The ECJ had to deal with two questions that were brought forward by the German Federal Court of Justice (“Bundesgerichtshof” – “BGH”). The first question was whether an action to seek reimbursement of payments was governed by German insolvency law, the second was whether or not such an action would infringe freedom of establishment under European law.

Under German law a director of a German limited liability company (“GmbH”) can be held liable for payments it made before the opening of an insolvency proceeding but after the company had become either illiquid or overindebted according to the respecitve definitions under German insolvency law, which means that the companies is legally insolvent. Even if the insolvent company is not registered in Germany but only has its COMI in Germany and is thus subject to a German insolvency proceeding, this liability applies and a director, in this case of a private company limited by shares, registered in the United Kingdom, faces such an action.

Underlying facts

In the case at hand a private company limited by shares, registered in the United Kingdom with a branch in Germany, registered with the commercial register at the local court in the city of Jena in Germany and was insolvent according to German statutory law. The director of this company had made payments to creditors of the company after the company was insolvent but before the insolvency proceeding in Germany was opened. the iInsolvency administrator of this company filed an action against the director for reimbursement of the money paid to creditors during this time. Subsequently, all German courts involved, including the BGH, were in favour of the insolvency administrator, but the BGH referred the decision to the EHC in order to confirm that (i) the relevant sec. 64 of the German limited liability company act (“Gesetz betreffend die Gesellschaften mit beschränkter Haftung” – “GmbHG”), though part of a statute for corporations, is legally deemded to be German insolvency law within the meaning of Article 4 (1) of Regulation No 1340/2000 (the “European Insolvency Regulation” – “EIR”) and (ii) that this action does not infringe freedom of establishment under Articles 49 and 54 of the  Treaty on the Functioning of the European Union (‘TFEU”).
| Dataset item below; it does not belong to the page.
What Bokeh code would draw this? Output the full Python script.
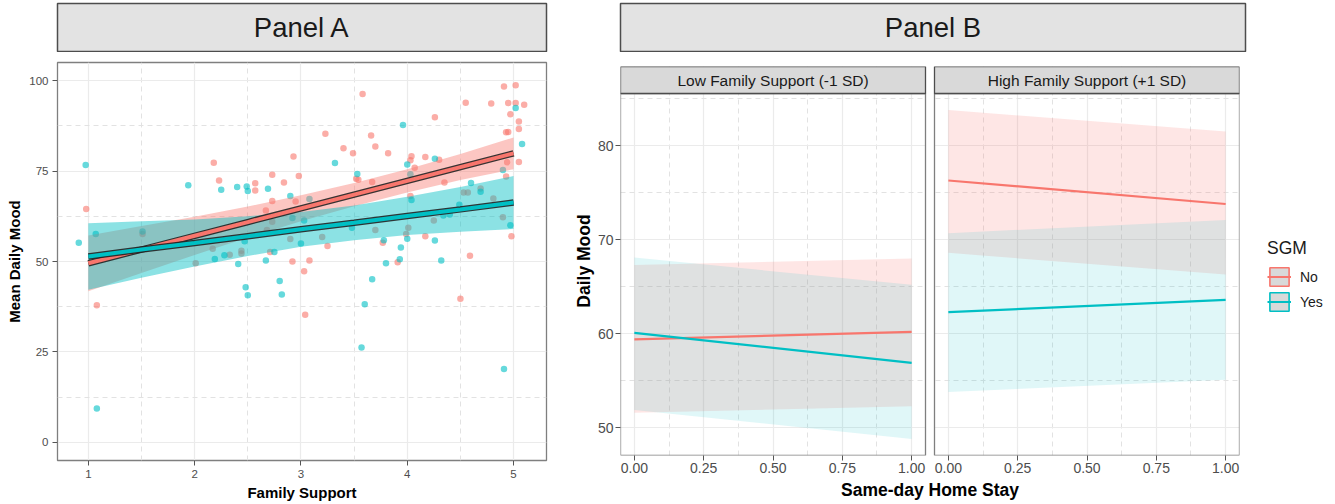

Answers by the ECJ in summary

The ECJ ruled with respect to the first question raised that an action against a director in the case at hand falls within the scope of Article 4 (1) EIR . With respect to the second question the ECJ ruled that in circumstances like this there is no breach of Articles 49 and 54 TFEU.
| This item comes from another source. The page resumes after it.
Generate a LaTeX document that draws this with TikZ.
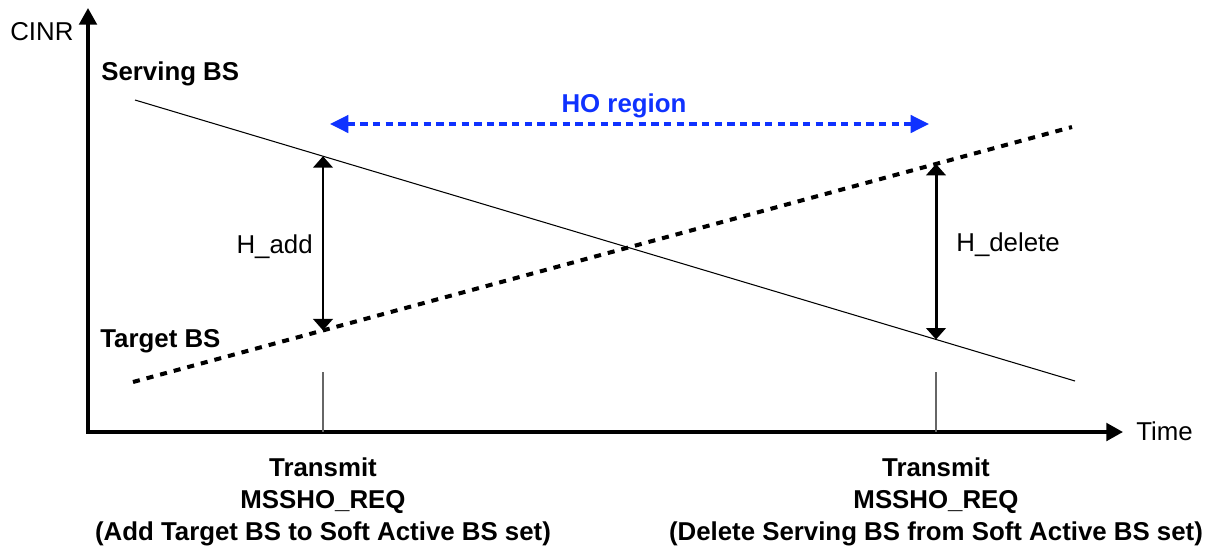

This ruling clarifies that sec. 64 GmbhG must be regarded as being covered by the law applicable to insolvency proceedings and their effects within the meaning of Article 4 (1) of Regulation No 1340/2000. This is especially due to the fact, that the wording of sec. 64 GmbHG specifically refers to a liability in case of making payments in a situation in which the company itself is insolvent, referred to as being illiquid or overindebted.
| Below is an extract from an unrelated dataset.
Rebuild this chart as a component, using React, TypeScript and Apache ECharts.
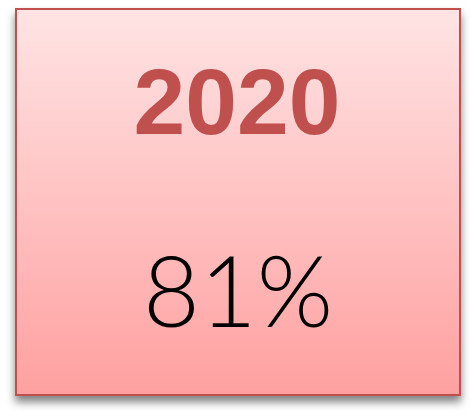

With respect to the second question the ECJ states that sec. 64 GmbH in Germany does not concerns the legal formation of the company in a given member state or it subsequent establishment in another member state and does not, therefore, restrict freedom of establishment. The German legal provisions do not concern the refusal by a host member state to recognise the legal capacity of the company formed in accordance with the law of another member state and they further do not infringe provisions concerning minimum capital and the personal liability of administrators where the capital of that company has not reached the minimum amount laid down. This is why article 49 and 54 of TFEU are not violated by the personal liability of directors of an English limited company pursuant to sec. 64 GmbGH.

Conclusion

it has been under discussion in German legal literature if and to what extent the liability according to sec. 64 GmbHG could be limited by European law. It is now clear that any liability of a director of a foreign company which has its COMI in Germany can be subject to such a liability. Especially in case foreign citizens are managing directors in German entities it is important to apply all the insolvency related rules under German statutory law in order to avoid that such foreign citizend find themselves to be personally liable for payments being made in the past. Notabls, the good faith of payments made prior to opening of the insolvency proceedings but after an insolvency event has occurred does not limit the liability. We would assume, that any comparable liability provisions with respect to other types of companies will also apply. At least it is strongly recommended to be aware of this risk.